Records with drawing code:
[Start]
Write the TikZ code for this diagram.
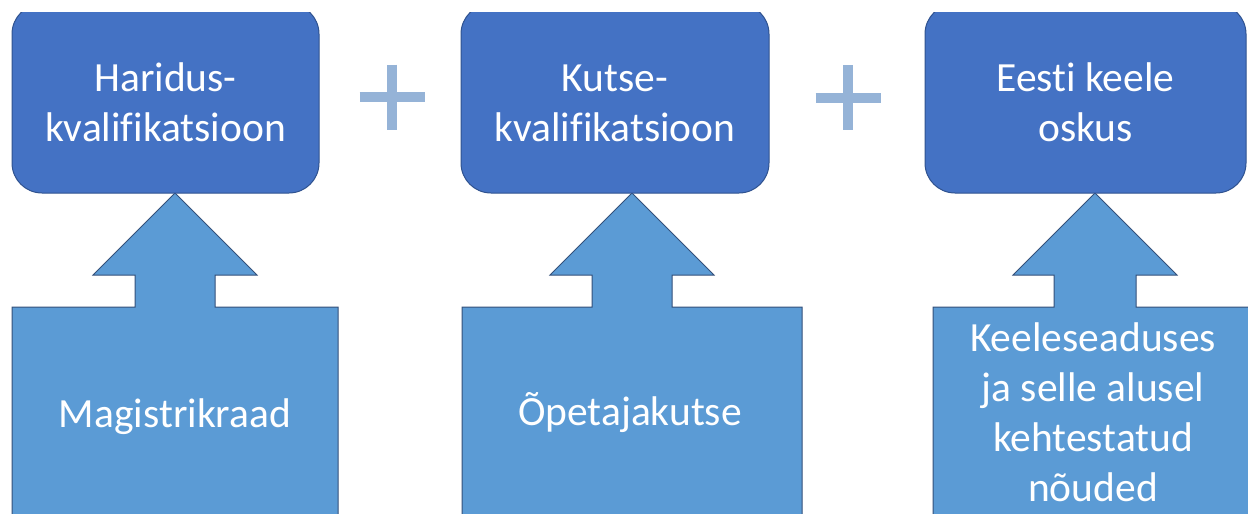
\documentclass[tikz,border=0pt]{standalone}
\usepackage{fontspec}
\setmainfont{Carlito}[Ligatures={NoCommon,NoContextual},Contextuals={NoAlternate}]
\usepackage{xcolor}
\usepackage{tikz}
\usetikzlibrary{calc}
\definecolor{boxblue}{RGB}{68,114,196}
\definecolor{boxedge}{RGB}{47,82,143}
\definecolor{arrowblue}{RGB}{91,155,213}
\definecolor{arrowedge}{RGB}{52,80,122}
\definecolor{plusblue}{RGB}{149,179,215}
% extra height for the first line of a box
\newcommand{\toplift}{\rule{0pt}{36pt}}

\begin{document}
\begin{tikzpicture}[x=1pt,y=-1pt,
    topbox/.style={draw=boxedge,line width=1pt,fill=boxblue,rounded corners=30pt,
        minimum height=189pt,align=center,text=white,
        font=\fontsize{41.5}{50}\selectfont},
    callbox/.style={draw=arrowedge,line width=1pt,fill=arrowblue,line join=miter},
    calltext/.style={text=white,align=center,inner sep=0pt,
        font=\fontsize{41.5}{50}\selectfont},
    plusbar/.style={draw=plusblue,line width=10pt,line cap=butt}]
    \useasboundingbox (0,0) rectangle (1248,514);
    \clip (0,12) rectangle (1248,514);
    % tips of the arrows
    \coordinate (tip1) at (175,193);
    \coordinate (tip2) at (632,193);
    \coordinate (tip3) at (1095,193);
    % arrow callouts
    \draw[callbox] (tip1) -- ++(82,82) -- ++(-42,0) -- ++(0,32) -- ++(123,0) -- ++(0,220)
        -- ++(-326,0) -- ++(0,-220) -- ++(123,0) -- ++(0,-32) -- ++(-42,0) -- cycle;
    \draw[callbox] (tip2) -- ++(82,82) -- ++(-42,0) -- ++(0,32) -- ++(130,0) -- ++(0,220)
        -- ++(-340,0) -- ++(0,-220) -- ++(130,0) -- ++(0,-32) -- ++(-42,0) -- cycle;
    \draw[callbox] (tip3) -- ++(82,82) -- ++(-41,0) -- ++(0,32) -- ++(121,0) -- ++(0,220)
        -- ++(-324,0) -- ++(0,-220) -- ++(121,0) -- ++(0,-32) -- ++(-41,0) -- cycle;
    \node[calltext,anchor=base] (mag) at (175,427) {Magistrikraad};
    \node[calltext,anchor=base] (ope) at (630,425) {Õpetajakutse};
    \node[calltext] (kee) at (1093,412) {Keeleseaduses\\ja selle alusel\\kehtestatud\\nõuded};
    % qualification boxes
    \node[topbox,minimum width=307pt] (hk) at (165.5,98.5) {\toplift Haridus-\\kvalifikatsioon};
    \node[topbox,minimum width=308pt] (kk) at (615,98.5) {\toplift Kutse-\\kvalifikatsioon};
    \node[topbox,minimum width=321pt] (ek) at (1085.5,98.5) {\toplift Eesti keele\\oskus};
    % plus signs
    \coordinate (p1) at ($(hk.east)!0.5!(kk.west)+(2,-1.5)$);
    \coordinate (p2) at ($(kk.east)!0.5!(ek.west)+(1,-1)$);
    \draw[plusbar] ($(p1)+(-32.5,0)$) -- ($(p1)+(32.5,0)$);
    \draw[plusbar] ($(p1)+(0,-32.5)$) -- ($(p1)+(0,32.5)$);
    \draw[plusbar] ($(p2)+(-32.5,0)$) -- ($(p2)+(32.5,0)$);
    \draw[plusbar] ($(p2)+(0,-32.5)$) -- ($(p2)+(0,32.5)$);
\end{tikzpicture}
\end{document}
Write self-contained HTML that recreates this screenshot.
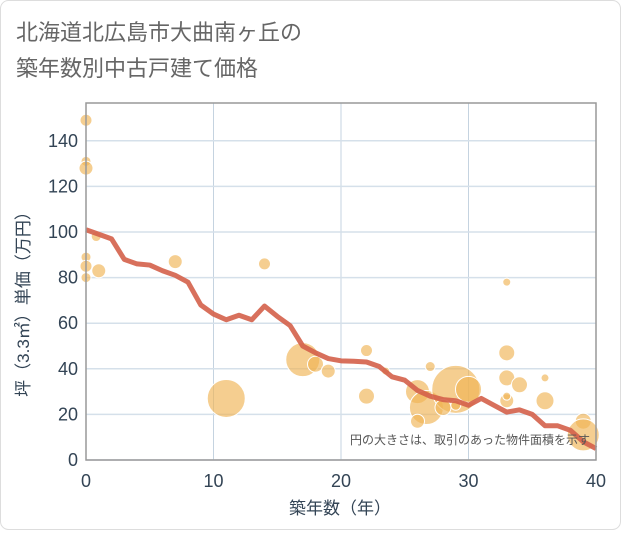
<!DOCTYPE html>
<html><head><meta charset="utf-8"><style>
body{margin:0;background:#fff}
#wrap{position:relative;width:621px;height:530px;font-family:"Liberation Sans","Noto Sans CJK JP",sans-serif}
text{font-family:"Liberation Sans","Noto Sans CJK JP",sans-serif}
</style></head><body><div id="wrap">
<svg id="svg" width="621" height="530">
<rect x="0.5" y="0.5" width="620" height="529" rx="8" fill="#fff" stroke="#ddd"/>
<text x="16" y="40" font-size="22" fill="#666">北海道北広島市大曲南ヶ丘の</text>
<text x="16" y="76" font-size="22" fill="#666">築年数別中古戸建て価格</text>
<g id="grid"></g>
<g id="bubbles"></g>
<path id="line" fill="none" stroke="#d4614a" stroke-opacity="0.9" stroke-width="5" stroke-linejoin="round"/>
<g id="axes"></g>
<text x="590" y="444" font-size="12" fill="#555" text-anchor="end">円の大きさは、取引のあった物件面積を示す</text>
<text x="340" y="514" font-size="17" fill="#345" text-anchor="middle">築年数（年）</text>
<text transform="translate(29,300) rotate(-90)" font-size="17" fill="#345" text-anchor="middle">坪（3.3㎡）単価（万円）</text>
</svg></div>
<script>
const lineYears=[0,1,2,3,4,5,6,7,8,9,10,11,12,13,14,15,16,17,18,19,20,21,22,23,24,25,26,27,28,29,30,31,32,33,34,35,36,37,38,39,40];
const lineValues=[101,99,97,88,86,85.5,83,81,78,68,64,61.5,63.5,61.5,67.5,63,59,50,47,44.5,43.5,43.3,43,41,36.5,35,30.5,28,26.5,26,24,27,24,21,22,20,15,15,13,8,5];
const bubbleX=[0,0,0,0.8,0,0,1,0,7,11,14,17,18,19,22,22,23.5,26,26.7,26,29,30,28,29,27,33,33,33,34,33,33,36,36,39,39];
const bubbleY=[149,131,128,98,89,85,83,80,87,27,86,44,42,39,48,28,39,30,23,17,31,31,23,24,41,78,47,36,33,26,28,36,26,17,11];
const bubbleR=[6,5,7,5,5,6,7,5,7,19,6,17,8,7,6,8,4,12,17,7,24,13,8,5,5,4,8,8,8,7,4,4,9,8,16];
const xTicks=[0,10,20,30,40];
const yTicks=[0,20,40,60,80,100,120,140];
const X0=86,X1=596,Y0=460,Y1=103;
const sx=v=>X0+(X1-X0)*v/40, sy=v=>Y0-v*2.28;
const NS="http://www.w3.org/2000/svg";
const mk=(p,t,a)=>{const e=document.createElementNS(NS,t);for(const k in a)e.setAttribute(k,a[k]);document.getElementById(p).appendChild(e);return e;};
xTicks.forEach(v=>{const l=mk('grid','line',{x1:sx(v),x2:sx(v),y1:Y1,y2:Y0,stroke:'#c5d3e0','stroke-width':1});


const t=mk('axes','text',{x:sx(v),y:Y0+27,'font-size':18,fill:'#345','text-anchor':'middle'});t.textContent=v;

});
yTicks.forEach(v=>{const l=mk('grid','line',{x1:X0,x2:X1,y1:sy(v),y2:sy(v),stroke:'#d5e0ea','stroke-width':1.5});


const t=mk('axes','text',{x:X0-8,y:sy(v)+6,'font-size':18,fill:'#345','text-anchor':'end'});t.textContent=v;

});
const fr=mk('axes','rect',{x:X0,y:Y1,width:X1-X0,height:Y0-Y1,fill:'none',stroke:'#999','stroke-width':1.5});


bubbleX.forEach((x,i)=>{const c=mk('bubbles','circle',{cx:sx(x),cy:sy(bubbleY[i]),r:bubbleR[i],fill:'#f0b355','fill-opacity':0.65,stroke:'#fff','stroke-width':1});

});
document.getElementById('line').setAttribute('d',lineYears.map((y,i)=>(i?'L':'M')+sx(y)+' '+sy(lineValues[i])).join(''));
</script></body></html>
[End]
▶ Work to do: A number is the only answer here: how many lines of the material above contain "Write"?

▶ Solved exercise: 2